Everyone knows that the restaurant scene in New York is known its quality, consistency, and diversity. French restaurants in particular proliferate from uptown to downtown to the outer boroughs, ranging from cheap neighborhood bistros to pinnacles of french gastronomy. Boston doesn’t normally carry the same reputation, known for good if not a bit hokey restaurants.

La Voile, a charming transplant straight from Cannes on Newbury Street, trumps every French restaurant I’ve been to in New York, food-wise, other than Jean-George’s JoJo. The owners of La Voile uprooted their Cannes restaurant and moved it to, surprisingly, the Back Bay in Boston. They have brought in French waiters, moved their French cooks, and brought along all the trappings of an authentically French restaurant (including the slow service…). I couldn’t stop raving about how they should have chosen New York.
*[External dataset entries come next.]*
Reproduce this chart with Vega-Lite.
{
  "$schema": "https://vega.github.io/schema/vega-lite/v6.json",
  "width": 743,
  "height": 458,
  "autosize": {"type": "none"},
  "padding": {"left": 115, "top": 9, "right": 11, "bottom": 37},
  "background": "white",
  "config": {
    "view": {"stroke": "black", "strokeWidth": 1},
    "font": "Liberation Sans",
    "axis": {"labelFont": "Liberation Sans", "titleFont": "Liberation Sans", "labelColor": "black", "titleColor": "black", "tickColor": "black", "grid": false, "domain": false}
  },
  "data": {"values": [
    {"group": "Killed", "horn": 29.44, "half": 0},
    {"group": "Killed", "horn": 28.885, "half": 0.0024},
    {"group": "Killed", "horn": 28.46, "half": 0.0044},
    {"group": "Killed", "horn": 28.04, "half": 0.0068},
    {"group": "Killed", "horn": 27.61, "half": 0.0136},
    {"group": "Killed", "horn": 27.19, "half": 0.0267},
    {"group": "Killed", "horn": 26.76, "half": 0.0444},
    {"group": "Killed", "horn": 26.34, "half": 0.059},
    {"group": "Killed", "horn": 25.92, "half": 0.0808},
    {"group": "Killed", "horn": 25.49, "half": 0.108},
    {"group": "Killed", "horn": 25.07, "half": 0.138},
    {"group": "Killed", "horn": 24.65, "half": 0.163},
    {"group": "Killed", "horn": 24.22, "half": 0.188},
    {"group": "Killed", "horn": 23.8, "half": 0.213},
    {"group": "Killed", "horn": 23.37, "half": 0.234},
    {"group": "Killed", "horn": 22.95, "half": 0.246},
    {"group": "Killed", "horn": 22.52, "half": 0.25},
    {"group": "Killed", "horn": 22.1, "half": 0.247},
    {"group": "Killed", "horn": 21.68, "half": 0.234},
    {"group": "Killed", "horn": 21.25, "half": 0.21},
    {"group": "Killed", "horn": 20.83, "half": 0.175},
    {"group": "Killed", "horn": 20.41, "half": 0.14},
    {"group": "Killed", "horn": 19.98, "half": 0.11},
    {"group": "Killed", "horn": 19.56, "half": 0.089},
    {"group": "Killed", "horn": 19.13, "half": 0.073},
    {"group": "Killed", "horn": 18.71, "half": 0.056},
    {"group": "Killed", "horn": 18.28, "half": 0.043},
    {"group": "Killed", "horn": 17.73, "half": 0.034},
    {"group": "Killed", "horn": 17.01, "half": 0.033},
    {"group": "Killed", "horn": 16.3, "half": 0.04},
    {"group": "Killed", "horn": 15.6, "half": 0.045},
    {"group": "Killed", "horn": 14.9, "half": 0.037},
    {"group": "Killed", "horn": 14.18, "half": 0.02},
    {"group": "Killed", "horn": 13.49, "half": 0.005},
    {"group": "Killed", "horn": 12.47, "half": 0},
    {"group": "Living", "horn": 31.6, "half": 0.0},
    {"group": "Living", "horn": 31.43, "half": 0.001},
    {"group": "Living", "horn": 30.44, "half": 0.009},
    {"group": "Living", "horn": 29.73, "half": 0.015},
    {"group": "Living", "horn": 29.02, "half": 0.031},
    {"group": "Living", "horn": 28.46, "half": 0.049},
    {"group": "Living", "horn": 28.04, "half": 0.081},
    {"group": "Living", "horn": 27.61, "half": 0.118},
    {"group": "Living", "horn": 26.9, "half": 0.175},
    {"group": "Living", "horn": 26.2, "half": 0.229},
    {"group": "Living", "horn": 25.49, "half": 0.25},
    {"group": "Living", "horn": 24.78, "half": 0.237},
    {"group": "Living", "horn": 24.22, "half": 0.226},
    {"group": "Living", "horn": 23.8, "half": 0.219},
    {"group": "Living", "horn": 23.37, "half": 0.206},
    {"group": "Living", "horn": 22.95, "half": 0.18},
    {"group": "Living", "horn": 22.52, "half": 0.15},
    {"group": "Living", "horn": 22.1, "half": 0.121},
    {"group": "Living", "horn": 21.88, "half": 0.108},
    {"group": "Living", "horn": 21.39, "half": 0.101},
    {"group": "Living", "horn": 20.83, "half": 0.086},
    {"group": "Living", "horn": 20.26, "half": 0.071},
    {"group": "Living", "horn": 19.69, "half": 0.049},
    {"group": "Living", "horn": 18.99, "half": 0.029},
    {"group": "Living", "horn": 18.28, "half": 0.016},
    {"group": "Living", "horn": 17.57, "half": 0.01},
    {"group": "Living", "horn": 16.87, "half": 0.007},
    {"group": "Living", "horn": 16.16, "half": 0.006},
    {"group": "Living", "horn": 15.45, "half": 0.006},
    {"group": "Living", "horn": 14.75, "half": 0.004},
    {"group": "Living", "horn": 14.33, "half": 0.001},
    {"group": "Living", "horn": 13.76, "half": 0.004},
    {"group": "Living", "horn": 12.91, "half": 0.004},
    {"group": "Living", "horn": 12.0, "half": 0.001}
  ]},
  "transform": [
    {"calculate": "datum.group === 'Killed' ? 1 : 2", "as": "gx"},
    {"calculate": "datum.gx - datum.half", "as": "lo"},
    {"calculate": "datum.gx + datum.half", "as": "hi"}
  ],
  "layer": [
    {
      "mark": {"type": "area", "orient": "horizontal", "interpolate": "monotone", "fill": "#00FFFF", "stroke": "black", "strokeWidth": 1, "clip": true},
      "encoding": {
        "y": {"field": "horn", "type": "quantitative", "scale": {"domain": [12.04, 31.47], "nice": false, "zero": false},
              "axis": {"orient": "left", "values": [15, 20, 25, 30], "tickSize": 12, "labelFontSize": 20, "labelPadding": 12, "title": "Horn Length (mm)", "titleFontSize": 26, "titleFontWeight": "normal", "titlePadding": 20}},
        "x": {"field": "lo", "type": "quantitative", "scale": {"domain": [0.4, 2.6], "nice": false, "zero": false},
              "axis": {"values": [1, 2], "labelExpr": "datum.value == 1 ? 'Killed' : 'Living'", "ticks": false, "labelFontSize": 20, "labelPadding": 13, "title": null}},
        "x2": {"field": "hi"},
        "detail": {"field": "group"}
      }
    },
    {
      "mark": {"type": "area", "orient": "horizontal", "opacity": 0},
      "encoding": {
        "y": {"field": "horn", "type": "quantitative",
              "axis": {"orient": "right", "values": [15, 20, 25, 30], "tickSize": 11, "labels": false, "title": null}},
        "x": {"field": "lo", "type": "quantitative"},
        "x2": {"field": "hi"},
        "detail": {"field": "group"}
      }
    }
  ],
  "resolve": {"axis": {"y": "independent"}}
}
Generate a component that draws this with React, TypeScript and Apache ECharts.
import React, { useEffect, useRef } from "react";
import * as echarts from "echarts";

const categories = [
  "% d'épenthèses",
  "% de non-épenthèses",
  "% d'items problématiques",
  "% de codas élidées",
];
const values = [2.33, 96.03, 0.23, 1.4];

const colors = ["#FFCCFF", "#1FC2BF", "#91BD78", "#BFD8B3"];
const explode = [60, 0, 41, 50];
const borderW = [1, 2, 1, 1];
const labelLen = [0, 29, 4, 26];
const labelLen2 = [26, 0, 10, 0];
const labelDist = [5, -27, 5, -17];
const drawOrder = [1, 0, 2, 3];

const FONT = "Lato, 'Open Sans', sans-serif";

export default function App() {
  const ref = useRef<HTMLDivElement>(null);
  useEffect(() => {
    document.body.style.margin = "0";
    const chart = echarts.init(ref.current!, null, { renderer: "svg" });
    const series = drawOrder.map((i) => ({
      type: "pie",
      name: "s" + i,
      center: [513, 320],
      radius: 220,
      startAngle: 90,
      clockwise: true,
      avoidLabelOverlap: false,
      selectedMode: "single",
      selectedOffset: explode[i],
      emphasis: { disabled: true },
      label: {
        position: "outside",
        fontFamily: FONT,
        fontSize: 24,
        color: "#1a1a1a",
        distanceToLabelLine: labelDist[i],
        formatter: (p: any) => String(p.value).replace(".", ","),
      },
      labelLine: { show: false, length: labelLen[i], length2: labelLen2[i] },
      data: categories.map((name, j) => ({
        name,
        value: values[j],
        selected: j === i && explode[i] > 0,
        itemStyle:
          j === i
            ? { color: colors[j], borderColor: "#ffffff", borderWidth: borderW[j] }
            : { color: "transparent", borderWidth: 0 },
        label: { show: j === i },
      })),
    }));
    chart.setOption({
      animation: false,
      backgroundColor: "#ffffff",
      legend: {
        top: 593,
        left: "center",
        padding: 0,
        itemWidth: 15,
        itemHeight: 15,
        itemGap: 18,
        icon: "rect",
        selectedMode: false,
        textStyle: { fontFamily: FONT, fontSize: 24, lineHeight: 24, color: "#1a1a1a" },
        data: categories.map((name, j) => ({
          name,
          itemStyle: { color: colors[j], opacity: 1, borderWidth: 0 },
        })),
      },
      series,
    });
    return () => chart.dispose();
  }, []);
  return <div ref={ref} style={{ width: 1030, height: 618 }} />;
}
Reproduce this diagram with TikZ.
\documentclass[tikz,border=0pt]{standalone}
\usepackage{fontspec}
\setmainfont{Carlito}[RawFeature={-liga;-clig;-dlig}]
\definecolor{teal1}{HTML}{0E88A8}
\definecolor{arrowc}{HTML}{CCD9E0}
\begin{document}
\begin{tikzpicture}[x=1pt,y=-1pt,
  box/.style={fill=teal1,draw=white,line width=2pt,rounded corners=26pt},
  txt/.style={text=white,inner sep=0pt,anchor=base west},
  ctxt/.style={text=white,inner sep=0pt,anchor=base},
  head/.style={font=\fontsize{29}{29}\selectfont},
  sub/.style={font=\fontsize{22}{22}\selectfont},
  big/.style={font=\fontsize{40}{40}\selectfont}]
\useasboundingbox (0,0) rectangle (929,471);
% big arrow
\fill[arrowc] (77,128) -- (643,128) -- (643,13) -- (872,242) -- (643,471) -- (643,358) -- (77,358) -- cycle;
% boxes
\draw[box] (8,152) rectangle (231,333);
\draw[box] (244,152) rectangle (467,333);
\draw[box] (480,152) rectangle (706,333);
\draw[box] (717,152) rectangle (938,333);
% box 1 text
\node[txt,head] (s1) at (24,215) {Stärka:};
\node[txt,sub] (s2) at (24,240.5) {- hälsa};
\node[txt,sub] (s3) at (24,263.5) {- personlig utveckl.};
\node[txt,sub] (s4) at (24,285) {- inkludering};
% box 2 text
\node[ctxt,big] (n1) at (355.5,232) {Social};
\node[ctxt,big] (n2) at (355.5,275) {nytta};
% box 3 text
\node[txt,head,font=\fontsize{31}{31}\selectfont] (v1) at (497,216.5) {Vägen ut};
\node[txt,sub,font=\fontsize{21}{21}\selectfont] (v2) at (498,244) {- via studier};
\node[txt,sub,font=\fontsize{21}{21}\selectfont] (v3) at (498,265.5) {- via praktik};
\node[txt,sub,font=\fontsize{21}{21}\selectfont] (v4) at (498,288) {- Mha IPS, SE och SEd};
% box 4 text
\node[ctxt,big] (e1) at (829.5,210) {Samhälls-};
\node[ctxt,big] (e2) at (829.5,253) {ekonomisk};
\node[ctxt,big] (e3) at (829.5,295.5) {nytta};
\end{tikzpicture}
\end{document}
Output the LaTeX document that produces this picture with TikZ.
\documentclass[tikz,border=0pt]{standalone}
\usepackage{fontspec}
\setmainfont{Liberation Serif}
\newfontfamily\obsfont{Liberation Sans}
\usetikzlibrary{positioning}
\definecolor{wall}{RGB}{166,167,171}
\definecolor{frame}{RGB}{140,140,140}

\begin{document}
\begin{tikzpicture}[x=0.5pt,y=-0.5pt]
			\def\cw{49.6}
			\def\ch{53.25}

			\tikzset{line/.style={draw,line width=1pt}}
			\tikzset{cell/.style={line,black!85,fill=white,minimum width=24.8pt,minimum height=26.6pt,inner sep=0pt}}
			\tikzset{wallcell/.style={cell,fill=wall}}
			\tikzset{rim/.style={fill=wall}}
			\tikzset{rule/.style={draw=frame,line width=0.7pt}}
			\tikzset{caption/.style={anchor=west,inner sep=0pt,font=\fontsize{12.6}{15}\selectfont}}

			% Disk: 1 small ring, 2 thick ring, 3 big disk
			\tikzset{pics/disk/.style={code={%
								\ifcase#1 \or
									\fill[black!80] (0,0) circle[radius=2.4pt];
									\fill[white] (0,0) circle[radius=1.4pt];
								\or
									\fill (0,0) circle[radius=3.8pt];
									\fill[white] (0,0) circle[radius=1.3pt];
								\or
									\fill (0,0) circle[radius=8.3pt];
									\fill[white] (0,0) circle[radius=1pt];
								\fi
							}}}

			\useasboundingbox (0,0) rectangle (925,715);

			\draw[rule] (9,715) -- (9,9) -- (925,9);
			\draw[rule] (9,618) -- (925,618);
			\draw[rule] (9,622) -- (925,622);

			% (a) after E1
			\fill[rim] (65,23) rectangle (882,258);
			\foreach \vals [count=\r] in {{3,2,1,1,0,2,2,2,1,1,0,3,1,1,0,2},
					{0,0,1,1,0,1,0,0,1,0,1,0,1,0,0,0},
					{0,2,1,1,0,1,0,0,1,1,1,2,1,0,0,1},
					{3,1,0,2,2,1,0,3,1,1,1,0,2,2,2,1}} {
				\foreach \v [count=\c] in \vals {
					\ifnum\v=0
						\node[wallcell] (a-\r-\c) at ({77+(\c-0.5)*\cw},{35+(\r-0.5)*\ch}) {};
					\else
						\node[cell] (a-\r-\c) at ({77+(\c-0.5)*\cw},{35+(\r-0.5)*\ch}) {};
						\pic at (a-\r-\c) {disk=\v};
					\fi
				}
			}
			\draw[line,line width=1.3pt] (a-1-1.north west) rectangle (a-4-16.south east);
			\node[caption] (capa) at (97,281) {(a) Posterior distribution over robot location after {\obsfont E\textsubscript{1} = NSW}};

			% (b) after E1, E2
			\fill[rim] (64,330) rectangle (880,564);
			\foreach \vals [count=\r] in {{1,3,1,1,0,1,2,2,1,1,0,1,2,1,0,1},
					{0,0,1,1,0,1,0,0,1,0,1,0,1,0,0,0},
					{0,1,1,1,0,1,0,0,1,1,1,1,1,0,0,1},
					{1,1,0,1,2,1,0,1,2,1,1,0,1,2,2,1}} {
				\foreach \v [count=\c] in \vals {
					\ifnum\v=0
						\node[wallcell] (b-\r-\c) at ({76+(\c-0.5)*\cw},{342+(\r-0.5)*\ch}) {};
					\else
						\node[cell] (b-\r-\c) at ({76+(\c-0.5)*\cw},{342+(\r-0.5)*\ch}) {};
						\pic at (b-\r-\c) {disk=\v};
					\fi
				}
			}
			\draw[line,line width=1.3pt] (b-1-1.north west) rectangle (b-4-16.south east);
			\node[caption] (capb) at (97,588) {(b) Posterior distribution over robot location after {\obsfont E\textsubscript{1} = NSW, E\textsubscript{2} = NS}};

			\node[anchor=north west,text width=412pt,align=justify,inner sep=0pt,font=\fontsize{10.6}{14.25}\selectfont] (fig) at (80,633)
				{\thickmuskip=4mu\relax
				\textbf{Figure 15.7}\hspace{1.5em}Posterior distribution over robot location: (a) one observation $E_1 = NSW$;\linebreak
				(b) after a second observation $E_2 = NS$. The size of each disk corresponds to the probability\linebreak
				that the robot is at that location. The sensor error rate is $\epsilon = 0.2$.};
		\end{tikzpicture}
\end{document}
The food was truly extraordinary; it tasted as though it had been magically whisked over from France in the blink of an eye. Lots of butter, rich flavors, impeccable execution, and classic preparation sum it up pretty well. I had the kobe beef cheeks prepared in a beef bourguignon stew fashion – they were hearty, succulent and buttery, absolutely melting in my mouth. My brother, arguably the most adventurous diner in the group, ordered the whole dover sole, prepared expertly table-side in butter, oil, and lemon – clean, fresh and classic. My mother opted for the steak frites, which showed up on a plate the size of a small child. Enough to feed a small army, the hearty steak and salty crunchy frites were immensely satisfying. My father, known for his love of chicken, went straight for the chicken l’ami Louis, a free-range roasted chicken that was juicy and plump.

The service was very french, slow, leisurely, moving to the beat of its own drum. The dinner service was ill-timed with the appetizers coming out immediately and the entrees coming out almost 40min later. I can’t imagine what could have been taking so long. Maybe they went to go chase around the chickens in suburban Boston for the roast. However, the staff was very charming and accommodating, mostly making up for the kitchen’s incompetencies.

The scene was sophisticated yet comfortable with nautical accents and images, a tongue-in-cheek cast iron frog statue, and current French music twittering in the background. It was loud, but in a congenial large French family all gathered together sort of way.

La Voile is unlike anything I’ve experienced in New York – actually transporting me to the South of France with its lilting music, boistrous atmosphere, and absolutely delightful cuisine. So many restaurants in the Big Apple play faux French, grabbing aspects of the culture and food. However, until now, I didn’t realize how silly these attempts were in the context of true French cuisine.

I implore you, La Voile, consider a relocation to New York!